Just for completeness, I re-exported the native kernel client (after
verifying it could browse ok, read / write files, etc.) and I was back
to __very__ slow metadata ops (just a simple `ls` takes > 1 min).

Calvin

> Generally speaking, there is an unfortunate disconnect between the NFS and
> Ceph metadata protocols.  Ceph tries to do lots of operations and sync
> periodically and on-demand (e.g., when you fsync() a directory).  NFS,
> OTOH, says you should sync every operation, which is usually pretty
> horrible for performance unless you have NVRAM or an SSD or something.
>
> We haven't invested much time/thought into what the best behavior should
> be, here... NFS is pretty far down are list at the moment.
>
> sage
>
>>
>> I've also run into cases where the directory mounted as ceph
>> (/mnt/ceph) "hangs" on the NFS server requiring a reboot of the NFS
>> server.
>>
>> That said, are there any special recommendations regarding exporting
>> Ceph through NFS?  I know that in the wiki and also (still present as
>> of 3.3.3) kernel source indicates:
>>
>> * NFS export support
>> *
>> * NFS re-export of a ceph mount is, at present, only semireliable.

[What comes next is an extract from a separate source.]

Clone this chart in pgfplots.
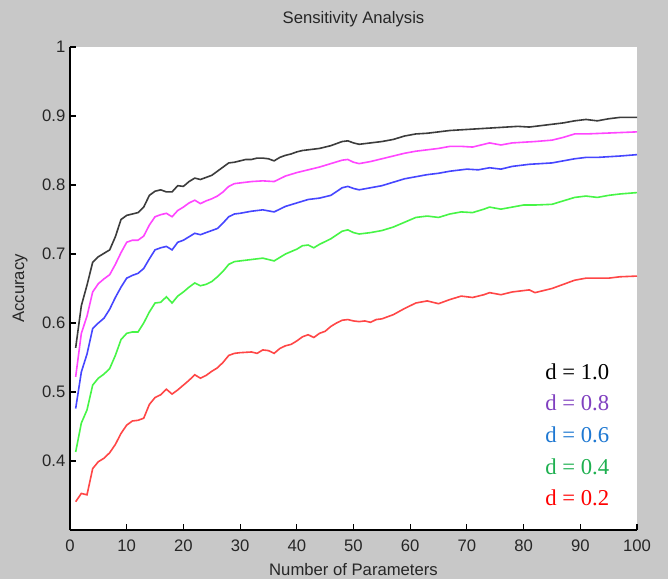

>> * The basic issue is that the Ceph architectures doesn't lend itself
>> * well to generating filehandles that will remain valid forever.
>>
>> Should I be trying this a different way?  NFS export of a filesystem
>> (ext4 / xfs) on RBD?  Other options?  Also, does the filehandle
>> limitation specified above apply to more than NFS (such as a KVM image
>> using a file on a ceph mount for storage backing)?
>>
>> Any insight would be appreciated.